Stranger still, who would have even thought for a moment that the solution to the locked casket would be that Gamaliel would wergle his finger into the key? Robin, I have to know, did you plan that one from the start, or did it come upon you in a flash of inspiration, mere mintues before a deadline? Either way, it’s a gloriously, marvellously peculiar way to end this most weird and wergly of trilogies, and now that I’ve read it, I can’t imagine it working out differently.
And so, we come at last to the end of the Hagwood trilogy, and the final book in Robin Jarvis canon, barring the Witching Legacy, to date. May all who perished in the terrible Hag Wars be at rest, reviled or honoured as their deeds in life so dictate. May the trees of old Dunwrach stand tall, may bogles be brave and wergle pouches ever untidy. And may we rereaders remember one small shapeshifter’s courage in our own choices, be they myth, or sacrifice.

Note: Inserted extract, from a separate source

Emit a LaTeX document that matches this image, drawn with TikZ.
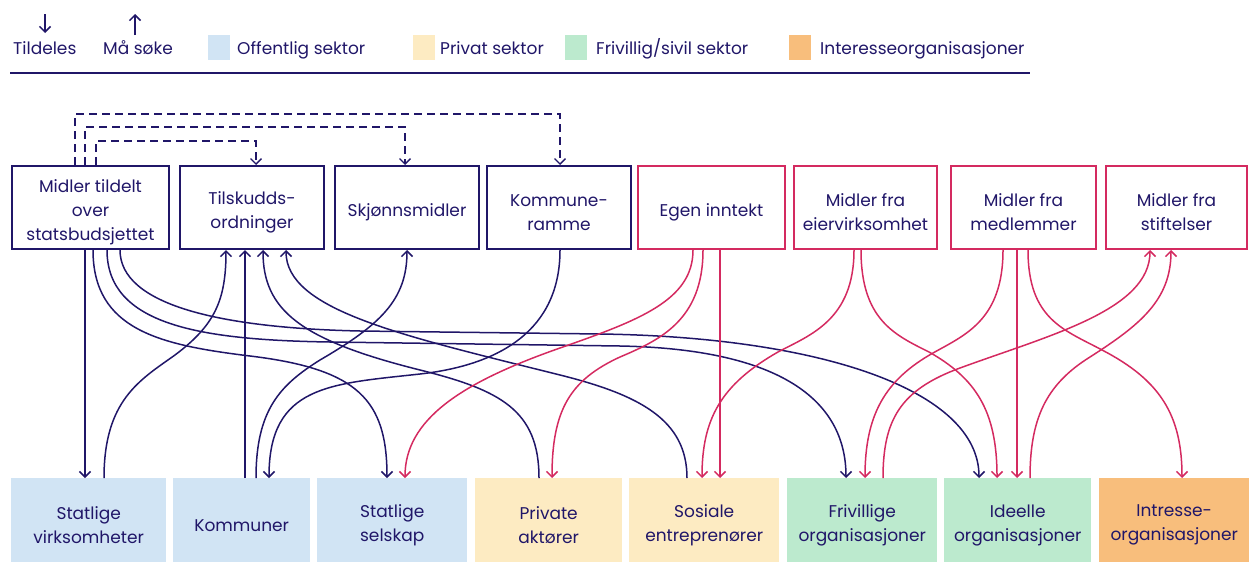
\documentclass[tikz,border=0pt]{standalone}
\usepackage{fontspec}
\setmainfont{Poppins}
\usetikzlibrary{arrows.meta,calc}
\definecolor{ink}{RGB}{32,22,104}
\definecolor{rose}{RGB}{212,42,96}
\definecolor{pubfill}{RGB}{209,228,244}
\definecolor{privfill}{RGB}{253,235,194}
\definecolor{volfill}{RGB}{188,234,206}
\definecolor{intfill}{RGB}{248,190,124}

\begin{document}
\begin{tikzpicture}[x=1pt,y=-1pt,
  every node/.style={text=ink, font=\fontsize{17}{24}\selectfont},
  boxlabel/.style={align=center, inner sep=0pt, yshift=-5pt},
  caption/.style={label={[boxlabel]center:{#1}}},
  source/.style={draw=ink, line width=2pt, minimum height=83pt, inner sep=0pt},
  fundbox/.style={source, draw=rose},
  target/.style={anchor=north west, minimum height=84pt, inner sep=0pt},
  swatch/.style={minimum width=22pt, minimum height=25pt, inner sep=0pt, anchor=north west},
  keylabel/.style={anchor=base west, inner sep=0pt},
  tip/.style={-{Straight Barb[length=5.5pt,width=11pt]}},
  gives/.style={draw=ink, line width=1.5pt, tip},
  pgives/.style={draw=rose, line width=1.5pt, tip},
  route/.style={draw=ink, line width=1.3pt, dash pattern=on 8pt off 5pt, tip},
]
\useasboundingbox (0,0) rectangle (1249,562);

% ---------- legend ----------
\node[keylabel] (kTil) at (13,54) {Tildeles};
\node[keylabel] (kSok) at (103,54) {Må søke};
\draw[gives] (45,14) -- (45,33);
\draw[gives] (135,35) -- (135,14);
\node[swatch, fill=pubfill] (sw1) at (208,35) {};
\node[keylabel] (l1) at (237,54) {Offentlig sektor};
\node[swatch, fill=privfill] (sw2) at (413,35) {};
\node[keylabel] (l2) at (440,54) {Privat sektor};
\node[swatch, fill=volfill] (sw3) at (565,35) {};
\node[keylabel] (l3) at (596,54) {Frivillig/sivil sektor};
\node[swatch, fill=intfill] (sw4) at (789,35) {};
\node[keylabel] (l4) at (820,54) {Interesseorganisasjoner};
\draw[ink, line width=1.3pt] (10,73) -- (1030,73);

% ---------- funding sources ----------
\node[source, minimum width=157pt, caption={Midler tildelt\\over\\statsbudsjettet}] (t1) at (90.5,207.5) {};
\node[source, minimum width=144pt, caption={Tilskudds-\\ordninger}] (t2) at (252,207.5) {};
\node[source, minimum width=144pt, caption={Skjønnsmidler}] (t3) at (407,207.5) {};
\node[source, minimum width=144pt, caption={Kommune-\\ramme}] (t4) at (559,207.5) {};
\node[fundbox, minimum width=147pt, caption={Egen inntekt}] (t5) at (711.5,207.5) {};
\node[fundbox, minimum width=143pt, caption={Midler fra\\eiervirksomhet}] (t6) at (865.5,207.5) {};
\node[fundbox, minimum width=145pt, caption={Midler fra\\medlemmer}] (t7) at (1023.5,207.5) {};
\node[fundbox, minimum width=141pt, caption={Midler fra\\stiftelser}] (t8) at (1176.5,207.5) {};

% ---------- recipients ----------
\node[target, fill=pubfill, minimum width=155pt, caption={Statlige\\virksomheter}] (b1) at (11,478) {};
\node[target, fill=pubfill, minimum width=137pt, caption={Kommuner}] (b2) at (173,478) {};
\node[target, fill=pubfill, minimum width=150pt, caption={Statlige\\selskap}] (b3) at (317,478) {};
\node[target, fill=privfill, minimum width=147pt, caption={Private\\aktører}] (b4) at (475,478) {};
\node[target, fill=privfill, minimum width=150pt, caption={Sosiale\\entreprenører}] (b5) at (629,478) {};
\node[target, fill=volfill, minimum width=150pt, caption={Frivillige\\organisasjoner}] (b6) at (787,478) {};
\node[target, fill=volfill, minimum width=147pt, caption={Ideelle\\organisasjoner}] (b7) at (944,478) {};
\node[target, fill=intfill, minimum width=150pt, caption={Intresse-\\organisasjoner}] (b8) at (1099,478) {};

% ---------- state budget redistributed (dashed) ----------
\draw[route] ($(t1.north west)+(64,0)$) -- ++(0,-51) -| ($(t4.north west)+(74,0)$);
\draw[route] ($(t1.north west)+(74,0)$) -- ++(0,-38) -| ($(t3.north west)+(71,0)$);
\draw[route] ($(t1.north west)+(85,0)$) -- ++(0,-24) -| ($(t2.north west)+(77,0)$);

% ---------- public flows ----------
\draw[gives] ($(t1.south west)+(74,0)$) -- ($(b1.north west)+(74,0)$);
\draw[gives] ($(t1.south west)+(82,0)$) .. controls (93,330) and (160,345) .. (250,356)
  .. controls (358,369) and (387,400) .. ($(b3.north west)+(70,0)$);
\draw[gives] ($(t1.south west)+(96,0)$) .. controls (107,325) and (200,340) .. (330,342)
  -- (620,346) .. controls (780,349) and (846,400) .. ($(b6.north west)+(59,0)$);
\draw[gives] ($(t1.south west)+(109,0)$) .. controls (120,305) and (220,328) .. (360,331)
  -- (600,334) .. controls (820,337) and (979,390) .. ($(b7.north west)+(35,0)$);

\draw[gives] ($(b1.north west)+(93,0)$) .. controls (104,400) and (140,380) .. (175,355)
  .. controls (215,325) and (226,300) .. ($(t2.south west)+(47,0)$);
\draw[gives] ($(b2.north west)+(72,0)$) -- ($(t2.south west)+(66,0)$);
\draw[gives] ($(b4.north west)+(64,0)$) .. controls (539,410) and (500,390) .. (420,370)
  .. controls (300,340) and (263,310) .. ($(t2.south west)+(84,0)$);
\draw[gives] ($(b5.north west)+(58,0)$) .. controls (687,420) and (640,395) .. (560,375)
  .. controls (400,335) and (286,310) .. ($(t2.south west)+(107,0)$);
\draw[gives] ($(b2.north west)+(83,0)$) .. controls (256,410) and (280,385) .. (320,360)
  .. controls (380,325) and (407,300) .. ($(t3.south west)+(73,0)$);
\draw[gives] ($(t4.south west)+(74,0)$) .. controls (560,330) and (500,365) .. (420,374)
  .. controls (330,384) and (269,385) .. ($(b2.north west)+(96,0)$);

% ---------- private and civil flows ----------
\draw[pgives] ($(t5.south west)+(56,0)$) .. controls (693,300) and (640,320) .. (560,348)
  .. controls (460,383) and (405,420) .. ($(b3.north west)+(88,0)$);
\draw[pgives] ($(t5.south west)+(66,0)$) .. controls (703,320) and (660,340) .. (620,357)
  .. controls (570,380) and (552,410) .. ($(b4.north west)+(77,0)$);
\draw[pgives] ($(t5.south west)+(83,0)$) -- ($(b5.north west)+(91,0)$);
\draw[pgives] ($(t6.south west)+(61,0)$) .. controls (854,320) and (810,335) .. (778,352)
  .. controls (720,385) and (702,420) .. ($(b5.north west)+(73,0)$);
\draw[pgives] ($(t6.south west)+(68,0)$) .. controls (861,320) and (895,335) .. (929,352)
  .. controls (975,378) and (997,410) .. ($(b7.north west)+(53,0)$);
\draw[pgives] ($(t7.south west)+(53,0)$) .. controls (1003,320) and (965,335) .. (933,353)
  .. controls (885,380) and (865,415) .. ($(b6.north west)+(78,0)$);
\draw[pgives] ($(t7.south west)+(67,0)$) -- ($(b7.north west)+(73,0)$);
\draw[pgives] ($(t7.south west)+(78,0)$) .. controls (1028,320) and (1065,330) .. (1102,350)
  .. controls (1160,380) and (1182,415) .. ($(b8.north west)+(83,0)$);
\draw[pgives] ($(b6.north west)+(96,0)$) .. controls (883,420) and (900,390) .. (960,368)
  .. controls (1050,335) and (1150,310) .. ($(t8.south west)+(45,0)$);
\draw[pgives] ($(b7.north west)+(86,0)$) .. controls (1030,420) and (1045,385) .. (1090,357)
  .. controls (1140,325) and (1171,300) .. ($(t8.south west)+(66,0)$);
\end{tikzpicture}
\end{document}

Matt’s Thoughts: Well, despite all the foreshadowing, I never saw this ending coming when I read this the first time. What a brilliantly clever tragic device – from Book 1, Gamaliel has been set up with the power to wergle into strange shapes and it’s all been leading to this chapter.
As always with the end of Jarvis trilogies, evil will be defeated but it won’t be a happy ending. The cost is always extraordinarily high. I really love the idea of Gamaliel now being a figure at the top of a fountain for all time. And doesn’t that second-last sentence just sum up every Jarvis book ever written: ‘His selfless act not only brought lasting joy and peace to the realm, it was also an inspiration, for all who lived through those perilous times and the generations that followed.’

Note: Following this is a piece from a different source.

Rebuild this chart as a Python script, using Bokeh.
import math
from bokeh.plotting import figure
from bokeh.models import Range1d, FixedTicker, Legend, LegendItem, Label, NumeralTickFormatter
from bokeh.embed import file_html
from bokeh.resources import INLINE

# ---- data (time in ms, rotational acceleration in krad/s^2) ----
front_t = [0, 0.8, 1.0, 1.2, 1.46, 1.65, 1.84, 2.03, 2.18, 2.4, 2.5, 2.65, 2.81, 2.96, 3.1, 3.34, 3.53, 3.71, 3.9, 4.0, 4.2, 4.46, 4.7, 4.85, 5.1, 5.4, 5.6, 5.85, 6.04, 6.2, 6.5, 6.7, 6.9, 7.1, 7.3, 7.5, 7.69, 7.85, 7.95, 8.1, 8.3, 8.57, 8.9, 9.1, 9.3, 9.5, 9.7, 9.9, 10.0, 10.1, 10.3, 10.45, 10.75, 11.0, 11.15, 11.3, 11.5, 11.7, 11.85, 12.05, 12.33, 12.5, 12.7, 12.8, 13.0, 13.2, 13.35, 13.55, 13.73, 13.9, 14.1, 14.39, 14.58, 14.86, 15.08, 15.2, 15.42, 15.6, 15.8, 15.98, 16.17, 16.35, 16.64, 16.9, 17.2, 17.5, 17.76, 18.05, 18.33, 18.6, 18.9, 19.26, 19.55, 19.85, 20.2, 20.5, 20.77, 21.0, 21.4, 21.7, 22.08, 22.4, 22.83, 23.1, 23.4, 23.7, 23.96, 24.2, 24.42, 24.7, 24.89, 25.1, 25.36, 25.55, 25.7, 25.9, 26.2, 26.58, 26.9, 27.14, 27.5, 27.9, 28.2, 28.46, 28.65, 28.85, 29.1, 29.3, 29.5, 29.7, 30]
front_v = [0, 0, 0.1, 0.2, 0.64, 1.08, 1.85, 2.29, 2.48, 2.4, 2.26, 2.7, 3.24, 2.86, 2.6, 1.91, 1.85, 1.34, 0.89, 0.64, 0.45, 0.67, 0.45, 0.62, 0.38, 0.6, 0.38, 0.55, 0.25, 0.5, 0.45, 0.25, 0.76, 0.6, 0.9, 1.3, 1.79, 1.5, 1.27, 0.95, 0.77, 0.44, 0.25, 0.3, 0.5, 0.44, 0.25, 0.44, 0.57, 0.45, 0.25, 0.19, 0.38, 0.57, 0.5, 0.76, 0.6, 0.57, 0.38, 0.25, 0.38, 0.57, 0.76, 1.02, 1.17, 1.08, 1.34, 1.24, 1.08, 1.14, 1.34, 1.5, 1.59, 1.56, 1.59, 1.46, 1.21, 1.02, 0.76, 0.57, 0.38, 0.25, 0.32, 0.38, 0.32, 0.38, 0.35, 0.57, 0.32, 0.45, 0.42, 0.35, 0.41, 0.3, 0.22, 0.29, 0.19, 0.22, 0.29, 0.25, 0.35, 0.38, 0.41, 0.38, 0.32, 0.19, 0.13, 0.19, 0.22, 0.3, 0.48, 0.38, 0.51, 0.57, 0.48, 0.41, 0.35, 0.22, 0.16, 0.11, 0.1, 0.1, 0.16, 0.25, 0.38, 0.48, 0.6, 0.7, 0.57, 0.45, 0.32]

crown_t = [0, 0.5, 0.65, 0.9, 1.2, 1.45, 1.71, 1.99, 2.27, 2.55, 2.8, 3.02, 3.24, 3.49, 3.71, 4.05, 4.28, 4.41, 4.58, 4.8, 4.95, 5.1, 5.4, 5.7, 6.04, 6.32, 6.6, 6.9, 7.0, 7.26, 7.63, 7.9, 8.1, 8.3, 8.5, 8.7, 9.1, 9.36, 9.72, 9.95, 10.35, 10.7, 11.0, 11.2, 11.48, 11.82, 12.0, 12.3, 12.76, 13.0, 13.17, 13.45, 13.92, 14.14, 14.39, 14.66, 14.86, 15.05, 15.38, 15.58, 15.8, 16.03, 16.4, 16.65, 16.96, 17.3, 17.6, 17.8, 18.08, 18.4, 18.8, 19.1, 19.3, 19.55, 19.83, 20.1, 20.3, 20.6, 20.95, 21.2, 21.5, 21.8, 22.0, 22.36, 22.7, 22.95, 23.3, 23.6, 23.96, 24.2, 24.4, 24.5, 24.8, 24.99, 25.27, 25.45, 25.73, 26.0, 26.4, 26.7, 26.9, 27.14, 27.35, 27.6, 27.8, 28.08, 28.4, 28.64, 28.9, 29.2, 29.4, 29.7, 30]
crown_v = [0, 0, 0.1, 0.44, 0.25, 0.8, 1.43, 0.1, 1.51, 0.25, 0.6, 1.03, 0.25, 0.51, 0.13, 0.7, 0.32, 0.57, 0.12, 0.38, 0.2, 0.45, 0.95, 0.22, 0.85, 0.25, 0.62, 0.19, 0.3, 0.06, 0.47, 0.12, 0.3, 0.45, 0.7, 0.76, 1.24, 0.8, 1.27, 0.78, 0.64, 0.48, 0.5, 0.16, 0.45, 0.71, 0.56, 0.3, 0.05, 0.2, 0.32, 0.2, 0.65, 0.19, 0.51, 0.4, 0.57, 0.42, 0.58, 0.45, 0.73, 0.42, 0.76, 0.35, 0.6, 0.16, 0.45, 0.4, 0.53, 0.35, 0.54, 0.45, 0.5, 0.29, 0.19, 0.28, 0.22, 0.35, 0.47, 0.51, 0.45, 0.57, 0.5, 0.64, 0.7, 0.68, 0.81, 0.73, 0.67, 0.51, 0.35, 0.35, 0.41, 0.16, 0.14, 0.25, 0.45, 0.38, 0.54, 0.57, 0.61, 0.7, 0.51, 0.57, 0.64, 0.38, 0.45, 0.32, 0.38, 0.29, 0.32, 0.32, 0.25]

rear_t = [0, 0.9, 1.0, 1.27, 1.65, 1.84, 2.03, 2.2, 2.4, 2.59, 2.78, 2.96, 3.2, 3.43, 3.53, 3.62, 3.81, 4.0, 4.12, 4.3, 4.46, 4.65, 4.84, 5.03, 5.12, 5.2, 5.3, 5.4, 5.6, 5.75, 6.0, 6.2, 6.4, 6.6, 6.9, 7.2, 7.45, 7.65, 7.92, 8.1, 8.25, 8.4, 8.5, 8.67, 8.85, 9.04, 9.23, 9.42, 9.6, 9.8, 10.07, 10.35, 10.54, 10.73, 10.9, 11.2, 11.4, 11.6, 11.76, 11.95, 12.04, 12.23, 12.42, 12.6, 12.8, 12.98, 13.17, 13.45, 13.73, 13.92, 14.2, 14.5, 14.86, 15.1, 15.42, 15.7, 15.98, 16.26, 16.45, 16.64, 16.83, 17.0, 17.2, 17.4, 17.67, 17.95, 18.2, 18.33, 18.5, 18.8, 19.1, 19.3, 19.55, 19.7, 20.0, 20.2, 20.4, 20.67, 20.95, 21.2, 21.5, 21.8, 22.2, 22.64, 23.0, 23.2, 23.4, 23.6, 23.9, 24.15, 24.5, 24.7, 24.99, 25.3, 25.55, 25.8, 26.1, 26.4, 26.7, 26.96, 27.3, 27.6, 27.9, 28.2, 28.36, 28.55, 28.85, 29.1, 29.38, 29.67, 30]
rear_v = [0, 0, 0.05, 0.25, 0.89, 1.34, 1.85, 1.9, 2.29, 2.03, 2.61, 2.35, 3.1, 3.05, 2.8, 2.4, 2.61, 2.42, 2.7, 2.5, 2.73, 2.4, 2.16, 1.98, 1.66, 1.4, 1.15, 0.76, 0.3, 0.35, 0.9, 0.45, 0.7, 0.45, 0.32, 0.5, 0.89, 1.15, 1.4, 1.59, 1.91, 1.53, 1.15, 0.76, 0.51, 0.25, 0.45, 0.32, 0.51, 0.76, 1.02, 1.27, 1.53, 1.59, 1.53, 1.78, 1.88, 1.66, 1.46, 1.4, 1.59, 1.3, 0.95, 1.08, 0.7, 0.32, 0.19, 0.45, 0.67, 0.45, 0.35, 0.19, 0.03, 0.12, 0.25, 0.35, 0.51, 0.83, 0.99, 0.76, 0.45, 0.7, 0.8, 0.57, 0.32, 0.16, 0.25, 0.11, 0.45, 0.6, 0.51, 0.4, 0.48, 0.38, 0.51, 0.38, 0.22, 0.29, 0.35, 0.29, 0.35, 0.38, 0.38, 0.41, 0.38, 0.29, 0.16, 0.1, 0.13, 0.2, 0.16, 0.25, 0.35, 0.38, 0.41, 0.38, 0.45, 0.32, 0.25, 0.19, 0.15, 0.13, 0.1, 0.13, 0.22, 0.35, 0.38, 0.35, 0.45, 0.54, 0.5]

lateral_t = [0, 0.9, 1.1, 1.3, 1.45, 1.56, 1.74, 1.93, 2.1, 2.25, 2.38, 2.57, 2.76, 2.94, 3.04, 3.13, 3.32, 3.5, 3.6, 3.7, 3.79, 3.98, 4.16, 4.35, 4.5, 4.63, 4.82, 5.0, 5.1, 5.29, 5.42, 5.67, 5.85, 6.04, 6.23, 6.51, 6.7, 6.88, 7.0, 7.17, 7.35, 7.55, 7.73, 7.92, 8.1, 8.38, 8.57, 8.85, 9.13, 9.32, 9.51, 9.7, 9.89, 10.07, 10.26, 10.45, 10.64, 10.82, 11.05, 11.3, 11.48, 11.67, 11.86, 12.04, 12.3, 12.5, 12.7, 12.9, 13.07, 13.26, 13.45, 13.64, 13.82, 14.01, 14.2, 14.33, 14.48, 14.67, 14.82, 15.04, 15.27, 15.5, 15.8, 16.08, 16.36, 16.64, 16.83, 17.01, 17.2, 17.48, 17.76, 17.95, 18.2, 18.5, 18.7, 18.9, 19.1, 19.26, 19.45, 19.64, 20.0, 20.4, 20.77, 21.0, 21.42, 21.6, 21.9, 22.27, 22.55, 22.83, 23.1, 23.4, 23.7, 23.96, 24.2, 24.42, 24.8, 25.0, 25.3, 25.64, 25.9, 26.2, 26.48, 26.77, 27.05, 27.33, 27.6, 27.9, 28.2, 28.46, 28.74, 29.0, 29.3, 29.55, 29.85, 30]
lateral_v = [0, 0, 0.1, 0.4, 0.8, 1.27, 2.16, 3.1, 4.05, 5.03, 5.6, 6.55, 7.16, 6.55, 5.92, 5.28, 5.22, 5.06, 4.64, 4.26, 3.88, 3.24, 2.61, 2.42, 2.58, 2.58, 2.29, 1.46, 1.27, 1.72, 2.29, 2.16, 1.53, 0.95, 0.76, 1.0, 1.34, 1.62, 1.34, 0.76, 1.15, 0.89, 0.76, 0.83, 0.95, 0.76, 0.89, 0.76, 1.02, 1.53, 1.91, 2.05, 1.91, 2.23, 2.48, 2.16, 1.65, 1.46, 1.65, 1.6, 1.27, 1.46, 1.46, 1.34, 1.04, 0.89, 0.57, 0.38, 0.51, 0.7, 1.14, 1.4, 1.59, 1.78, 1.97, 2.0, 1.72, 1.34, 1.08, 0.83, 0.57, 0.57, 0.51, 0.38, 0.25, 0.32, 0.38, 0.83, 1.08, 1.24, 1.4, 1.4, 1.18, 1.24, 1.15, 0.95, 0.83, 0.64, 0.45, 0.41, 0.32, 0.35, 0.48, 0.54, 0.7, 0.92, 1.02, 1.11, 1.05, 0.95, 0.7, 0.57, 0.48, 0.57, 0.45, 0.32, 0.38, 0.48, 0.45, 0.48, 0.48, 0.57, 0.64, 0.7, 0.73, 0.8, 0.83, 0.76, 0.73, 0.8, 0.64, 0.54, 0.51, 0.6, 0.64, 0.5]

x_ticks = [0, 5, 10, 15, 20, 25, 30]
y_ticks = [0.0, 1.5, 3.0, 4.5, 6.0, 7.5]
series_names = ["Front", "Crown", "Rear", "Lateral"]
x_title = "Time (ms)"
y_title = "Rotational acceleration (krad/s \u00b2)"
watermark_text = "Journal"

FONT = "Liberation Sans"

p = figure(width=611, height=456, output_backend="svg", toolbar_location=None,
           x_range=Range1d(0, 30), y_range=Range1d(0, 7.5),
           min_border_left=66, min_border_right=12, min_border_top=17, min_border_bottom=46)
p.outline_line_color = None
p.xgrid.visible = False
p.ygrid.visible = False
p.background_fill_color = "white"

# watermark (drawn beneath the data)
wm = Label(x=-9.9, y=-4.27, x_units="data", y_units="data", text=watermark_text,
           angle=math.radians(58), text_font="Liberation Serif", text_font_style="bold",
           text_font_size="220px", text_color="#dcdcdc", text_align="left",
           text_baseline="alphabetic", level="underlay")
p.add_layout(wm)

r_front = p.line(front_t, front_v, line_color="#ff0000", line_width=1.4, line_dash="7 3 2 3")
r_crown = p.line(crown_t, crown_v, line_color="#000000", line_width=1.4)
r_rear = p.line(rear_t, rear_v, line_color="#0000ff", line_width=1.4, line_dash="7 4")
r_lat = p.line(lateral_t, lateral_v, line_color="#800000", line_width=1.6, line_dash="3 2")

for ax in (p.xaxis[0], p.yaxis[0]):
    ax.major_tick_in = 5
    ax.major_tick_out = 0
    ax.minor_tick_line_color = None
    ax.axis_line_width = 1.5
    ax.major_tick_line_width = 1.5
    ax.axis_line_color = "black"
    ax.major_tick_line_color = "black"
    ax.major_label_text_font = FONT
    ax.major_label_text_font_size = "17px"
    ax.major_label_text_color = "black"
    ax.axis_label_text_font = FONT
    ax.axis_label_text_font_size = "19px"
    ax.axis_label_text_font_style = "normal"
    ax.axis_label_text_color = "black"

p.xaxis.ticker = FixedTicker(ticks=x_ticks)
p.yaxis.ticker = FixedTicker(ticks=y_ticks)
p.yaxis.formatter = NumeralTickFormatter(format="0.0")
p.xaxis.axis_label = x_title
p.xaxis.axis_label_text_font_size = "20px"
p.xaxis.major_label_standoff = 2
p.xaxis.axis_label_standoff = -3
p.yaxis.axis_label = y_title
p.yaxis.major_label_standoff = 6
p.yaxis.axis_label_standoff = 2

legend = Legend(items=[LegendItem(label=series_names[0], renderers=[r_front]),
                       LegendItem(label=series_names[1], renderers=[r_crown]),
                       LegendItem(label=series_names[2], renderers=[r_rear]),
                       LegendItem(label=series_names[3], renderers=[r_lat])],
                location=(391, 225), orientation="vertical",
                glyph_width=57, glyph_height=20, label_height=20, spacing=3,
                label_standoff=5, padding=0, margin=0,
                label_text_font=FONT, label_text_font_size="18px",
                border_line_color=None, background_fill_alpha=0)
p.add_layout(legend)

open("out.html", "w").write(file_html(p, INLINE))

One other interesting thing which I picked up this time – for one brief paragraph, the owl becomes male: ‘He had never seen her assume that shape before and the sight of it beguiled him. Had she done it especially to please him?’
It’s the only time it occurs as far as I can tell, so I’m fascinated as to whether the owl was male in the original draft of the trilogy then carefully re-written to become an ‘it’. (The owl is an ‘it’ even back in the first published version of Thorn Ogres, as far as I can tell). So are these two rogue sentences then something that slipped past the eye of the editor?
Regardless, it is a spectacular (and bravely adult) way of dispatching the owl from the story. The owl is almost literally torn apart because of his love for Rhiannon.